Again aimed at athletes, this clever device measures the pressure applied to different parts of the foot in minute detail. ‘We do a statistical sample of the pressures of the foot over about eight locations on each foot and we do that very rapidly,’ said Hardaker.

Though the material is different to that used in the Bioharness, Zephyr’s skill in analysing physical data is again at the heart of the product.

‘The insole consists of small pressure sensors made from smart fabrics embedded in a specialised foam rubber with a well- known and understood compression rate,’ he said. ‘We’re measuring the compression of the foam and using an algorithm to analyse the forces applied. We’re doing it 800 times per second and we’re getting about 125 measurements across the average footfall.’

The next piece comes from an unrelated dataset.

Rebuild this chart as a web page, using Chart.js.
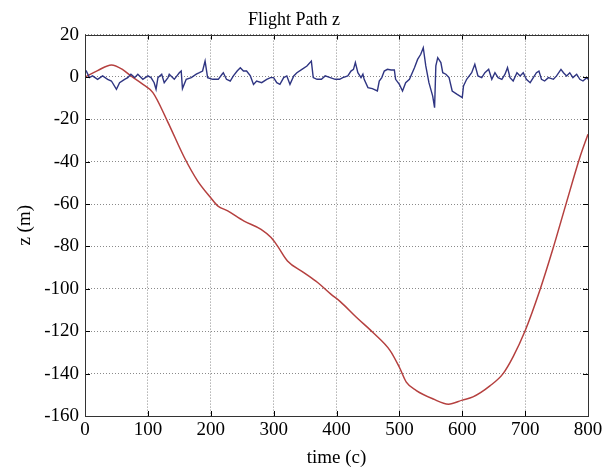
<!DOCTYPE html>
<html>
<head>
<meta charset="utf-8">
<script src="https://cdn.jsdelivr.net/npm/chart.js@4.4.1/dist/chart.umd.min.js"></script>
<style>
  html, body { margin: 0; padding: 0; background: #fff; }
  #wrap { width: 616px; height: 471px; }
</style>
</head>
<body>
<div id="wrap"><canvas id="pathChart" width="616" height="471"></canvas></div>
<script>
// Axes ticks
const xTicks = [0, 100, 200, 300, 400, 500, 600, 700, 800];
const yTicks = [20, 0, -20, -40, -60, -80, -100, -120, -140, -160];

// Blue trace (measured z, noisy around 0)
const blueT = [0, 2, 7, 12, 20, 28, 36, 42, 50, 55, 63, 68, 73, 79, 84, 92, 100, 105, 110, 113, 116, 122, 126, 132, 134, 142, 150, 153, 155, 161, 169, 177, 182, 187, 191, 195, 203,
  212, 218, 220, 225, 231, 236, 242, 247, 252, 257, 263, 268, 273, 281, 289, 295, 300, 305, 310, 316, 321, 326, 332, 337, 345, 353, 360, 363, 369, 376, 382, 390, 398,
  405, 410, 418, 423, 427, 430, 434, 439, 442, 444, 450, 457, 465, 468, 472, 476, 481, 487, 492, 494, 500, 505, 510, 516, 524, 529, 534, 538, 542, 547, 553, 556, 558, 561, 566, 569, 574, 579, 584, 592, 600,
  602, 607, 615, 620, 625, 631, 636, 642, 647, 652, 657, 663, 668, 672, 676, 681, 687, 692, 697, 702, 708, 713, 718, 722, 726, 731, 737, 745, 750, 757, 761, 766, 771, 776, 782, 787, 792, 798, 800];
const blueZ = [2.8, 2.8, -0.3, 0.5, -1.1, 0.5, -1.1, -1.9, -5.8, -2.7, -1.1, -0.3, 1.3, -0.3, 1.3, -1.1, 0.5, -0.3, -2.7, -5.8, -0.3, 1.3, -2.7, -0.3, 1.3, -1.1, 2.0, 2.8, -5.5, -1.1, -0.3, 1.3, 2.0, 2.8, 7.5, -0.3, -1.1,
  -1.1, 1.3, 2.0, -1.1, -1.9, 0.5, 2.8, 4.4, 2.8, 2.8, 0.5, -3.5, -1.9, -2.7, -1.1, -0.3, -0.3, -2.7, -3.5, -0.3, 0.5, -3.5, 0.5, 2.0, 3.6, 5.2, 7.5, -0.3, -1.1, -1.1, 0.5, -0.3, -1.1,
  -1.1, -0.3, 0.5, 2.8, 3.6, 6.8, 2.0, -0.3, 1.3, -1.1, -5.0, -5.5, -6.6, -1.9, -0.3, 2.8, 3.6, 3.3, 3.3, -1.1, -3.5, -6.6, -2.7, -1.1, 4.4, 8.3, 10.7, 13.8, 5.2, -2.7, -9.0, -14.5, 5.2, 9.1, 6.8, 2.0, 1.3, -0.3, -6.6, -8.2, -9.7,
  -4.2, -1.1, 2.0, 6.0, 0.5, -0.3, 2.0, 3.6, -1.1, 2.0, -0.3, -1.1, 1.3, 4.4, -0.3, -1.9, 2.0, 0.5, 2.0, -1.1, -2.7, -0.3, 2.0, 2.8, -1.1, -1.9, -0.3, -1.1, 0.5, 3.6, 2.0, 0.5, 2.0, -0.3, 1.3, -1.1, -1.9, -0.3, -1.1];

// Red trace (reference path z)
const redT = [0, 20, 42, 60, 73, 90, 108, 131, 158, 179, 200, 211, 227, 253, 280, 296, 306, 322, 348, 370, 391, 406, 432, 458, 485, 500, 511, 527, 554, 578, 600, 617, 644, 665, 681, 700, 723, 744, 765, 787, 800];
const redZ = [0, 3, 5.7, 3.5, 0.5, -3, -7.4, -20.8, -38, -49, -57, -60.8, -63.2, -68, -71.9, -75.8, -79.7, -86.8, -92.3, -97, -102.5, -106, -113.5, -120.6, -129, -137, -144, -148, -152, -154.4, -152.5, -151, -145.8, -140, -132, -119.8, -101, -81.3, -60, -38, -27];

const toPoints = (ts, zs) => ts.map((t, i) => ({ x: t, y: zs[i] }));

const serif = 'Liberation Serif';

// frame around the plot area plus inward tick marks (matlab look)
const framePlugin = {
  id: 'frame',
  afterDraw(chart) {
    const { ctx, chartArea: a, scales } = chart;
    ctx.save();
    ctx.strokeStyle = '#000';
    ctx.lineWidth = 1;
    ctx.beginPath();
    xTicks.forEach(v => {
      const px = Math.round(scales.x.getPixelForValue(v)) + 0.5;
      ctx.moveTo(px, a.bottom); ctx.lineTo(px, a.bottom - 5);
      ctx.moveTo(px, a.top); ctx.lineTo(px, a.top + 5);
    });
    yTicks.forEach(v => {
      const py = Math.round(scales.y.getPixelForValue(v)) + 0.5;
      ctx.moveTo(a.left, py); ctx.lineTo(a.left + 5, py);
      ctx.moveTo(a.right, py); ctx.lineTo(a.right - 5, py);
    });
    ctx.stroke();
    ctx.strokeStyle = '#333';
    ctx.strokeRect(Math.round(a.left) + 0.5, Math.round(a.top) + 0.5, Math.round(a.right - a.left), Math.round(a.bottom - a.top));
    ctx.restore();
  }
};

new Chart(document.getElementById('pathChart'), {
  type: 'scatter',
  data: {
    datasets: [
      {
        label: 'z measured',
        data: toPoints(blueT, blueZ),
        showLine: true,
        borderColor: '#2f3582',
        borderWidth: 1.4,
        pointRadius: 0,
        tension: 0
      },
      {
        label: 'z path',
        data: toPoints(redT, redZ),
        showLine: true,
        borderColor: '#b5403f',
        borderWidth: 1.5,
        pointRadius: 0,
        cubicInterpolationMode: 'monotone'
      }
    ]
  },
  options: {
    responsive: false,
    animation: false,
    layout: { padding: { top: 0, right: 28, bottom: 0, left: 0 } },
    plugins: {
      legend: { display: false },
      tooltip: { enabled: false },
      title: {
        display: true,
        text: 'Flight Path z',
        color: '#000',
        font: { family: serif, size: 18, weight: 'normal' },
        padding: { top: 9, bottom: 4 }
      }
    },
    scales: {
      x: {
        type: 'linear',
        min: 0,
        max: 800,
        afterBuildTicks: s => { s.ticks = xTicks.map(v => ({ value: v })); },
        afterFit: s => { s.height = 55; },
        ticks: { color: '#000', font: { family: serif, size: 19 }, padding: 3, maxRotation: 0 },
        grid: { color: '#8a8a8a', drawTicks: false },
        border: { display: false, dash: [1, 2] },
        title: { display: true, text: 'time (c)', color: '#000', font: { family: serif, size: 19 }, padding: { top: 0, bottom: 2 } }
      },
      y: {
        type: 'linear',
        min: -160,
        max: 20,
        afterBuildTicks: s => { s.ticks = yTicks.slice().reverse().map(v => ({ value: v })); },
        afterFit: s => { s.width = 85; },
        ticks: { color: '#000', font: { family: serif, size: 19 }, padding: 6 },
        grid: { color: '#8a8a8a', drawTicks: false },
        border: { display: false, dash: [1, 2] },
        title: { display: true, text: 'z (m)', color: '#000', font: { family: serif, size: 19 }, padding: { top: 14, bottom: 0 } }
      }
    }
  },
  plugins: [framePlugin]
});
</script>
</body>
</html>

He added that the system was recently used on a marathon runner to analyse the impact of his fatigue levels on the mechanics of his feet and the way in which he was running.

‘You can see in the system points where the way he uses his feet changes enough that the efficiency starts to get degraded.’

He added that one New Zealand-based coach has been using the system to determine exercise regimes for athletes wishing to build up specific muscle sets. The company is also developing a special shoepod for diabetics.

For Hardaker, these products are just the beginning. He predicted that while most existing wearable monitoring systems have been designed to measure users’ heart rates, future systems will take into account an expanding range of physical factors. In the quest to build up an ever more accurate picture of what’s going in the human body, such systems could, he said, even take account of whether a user is tired or has a hangover.

Meanwhile, as he recovers from his epic run around the US, Tim Borland is modest about his achievement, pointing on his blog to a 20-year-old Canadian cancer sufferer with a prosthetic leg who, back in 1980, ran a marathon a day for 146 days.